| MATERIAL |
>>>

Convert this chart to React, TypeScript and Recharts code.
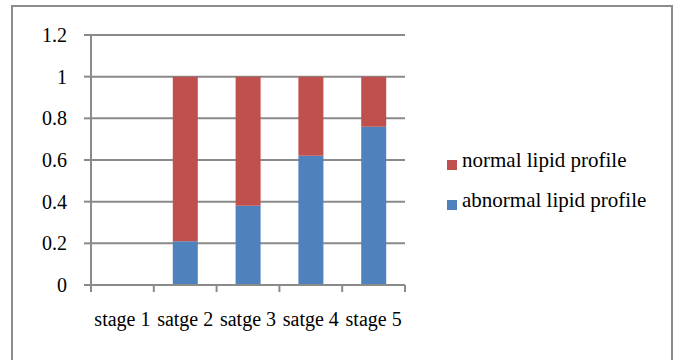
import React from 'react';
import { BarChart, Bar, XAxis, YAxis, CartesianGrid } from 'recharts';

const stages = ['stage 1', 'satge 2', 'satge 3', 'satge 4', 'stage 5'];
const abnormal = [0, 0.21, 0.38, 0.62, 0.76];
const normal = [0, 0.79, 0.62, 0.38, 0.24];
const yTicks = [0, 0.2, 0.4, 0.6, 0.8, 1, 1.2];

const data = stages.map((stage, i) => ({
  stage,
  abnormal: abnormal[i],
  normal: normal[i]
}));

const W = 680;
const H = 360;
const margin = { top: 35, right: 275, bottom: 25, left: 31 };
const Y_WIDTH = 60;
const X_HEIGHT = 50;
const plotLeft = margin.left + Y_WIDTH;
const plotRight = W - margin.right;
const plotBottom = H - margin.bottom - X_HEIGHT;
const halfBand = (plotRight - plotLeft) / stages.length / 2;

const GRID = '#8a8a8a';
const RED = '#C0504D';
const BLUE = '#4F81BD';
const FONT = "'Liberation Serif', 'Times New Roman', serif";

// Excel-style ticks sit on the category boundaries, not the centres
function StageTick(props: any) {
  const { x, payload, index } = props;
  const last = index === stages.length - 1;
  return (
    <g>
      <line x1={x - halfBand} x2={x - halfBand} y1={plotBottom} y2={plotBottom + 7} stroke={GRID} strokeWidth={2} />
      {last && (
        <line x1={x + halfBand} x2={x + halfBand} y1={plotBottom} y2={plotBottom + 7} stroke={GRID} strokeWidth={2} />
      )}
      <text x={x} y={plotBottom + 41} textAnchor="middle" fill="#000" fontSize={20} fontFamily={FONT}>
        {payload.value}
      </text>
    </g>
  );
}

const legendItems = [
  { name: 'normal lipid profile', color: RED },
  { name: 'abnormal lipid profile', color: BLUE }
];

export default function App() {
  return (
    <div style={{ position: 'absolute', left: 0, top: 0, width: W, height: H, background: '#fff', overflow: 'hidden' }}>
      <div
        style={{
          position: 'absolute',
          left: 11,
          top: 5,
          width: 662,
          height: 370,
          border: '2px solid #8c8c8c',
          boxSizing: 'border-box'
        }}
      />
      <BarChart width={W} height={H} data={data} margin={margin} barSize={25}>
        <CartesianGrid vertical={false} stroke={GRID} strokeWidth={2} />
        <XAxis
          dataKey="stage"
          height={X_HEIGHT}
          axisLine={{ stroke: GRID, strokeWidth: 2 }}
          tickLine={false}
          tick={<StageTick />}
          interval={0}
        />
        <YAxis
          width={Y_WIDTH}
          domain={[0, 1.2]}
          ticks={yTicks}
          interval={0}
          axisLine={{ stroke: GRID, strokeWidth: 2 }}
          tickLine={{ stroke: GRID, strokeWidth: 2 }}
          tickSize={7}
          tickMargin={17}
          tick={{ fill: '#000', fontSize: 20, fontFamily: FONT }}
          tickFormatter={(v: number) => String(Math.round(v * 10) / 10)}
        />
        <Bar dataKey="abnormal" stackId="a" fill={BLUE} isAnimationActive={false} />
        <Bar dataKey="normal" stackId="a" fill={RED} isAnimationActive={false} />
      </BarChart>
      <div style={{ position: 'absolute', left: 447, top: 149, width: 230, fontFamily: FONT, fontSize: 21, lineHeight: '23px', color: '#000' }}>
        {legendItems.map((it) => (
          <div key={it.name} style={{ display: 'flex', alignItems: 'flex-start', height: 40, whiteSpace: 'nowrap' }}>
            <span style={{ width: 10, height: 10, background: it.color, marginTop: 11, marginRight: 5, flex: 'none' }} />
            <span>{it.name}</span>
          </div>
        ))}
      </div>
    </div>
  );
}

<<<

| DO THIS |
With all pictures left out, please transcribe exactly the lines from the start of the material through the line with "Serif', 'Times New".

| FINAL ANSWER |
Convert this chart to React, TypeScript and Recharts code.
import React from 'react';
import { BarChart, Bar, XAxis, YAxis, CartesianGrid } from 'recharts';

const stages = ['stage 1', 'satge 2', 'satge 3', 'satge 4', 'stage 5'];
const abnormal = [0, 0.21, 0.38, 0.62, 0.76];
const normal = [0, 0.79, 0.62, 0.38, 0.24];
const yTicks = [0, 0.2, 0.4, 0.6, 0.8, 1, 1.2];

const data = stages.map((stage, i) => ({
  stage,
  abnormal: abnormal[i],
  normal: normal[i]
}));

const W = 680;
const H = 360;
const margin = { top: 35, right: 275, bottom: 25, left: 31 };
const Y_WIDTH = 60;
const X_HEIGHT = 50;
const plotLeft = margin.left + Y_WIDTH;
const plotRight = W - margin.right;
const plotBottom = H - margin.bottom - X_HEIGHT;
const halfBand = (plotRight - plotLeft) / stages.length / 2;

const GRID = '#8a8a8a';
const RED = '#C0504D';
const BLUE = '#4F81BD';
const FONT = "'Liberation Serif', 'Times New Roman', serif";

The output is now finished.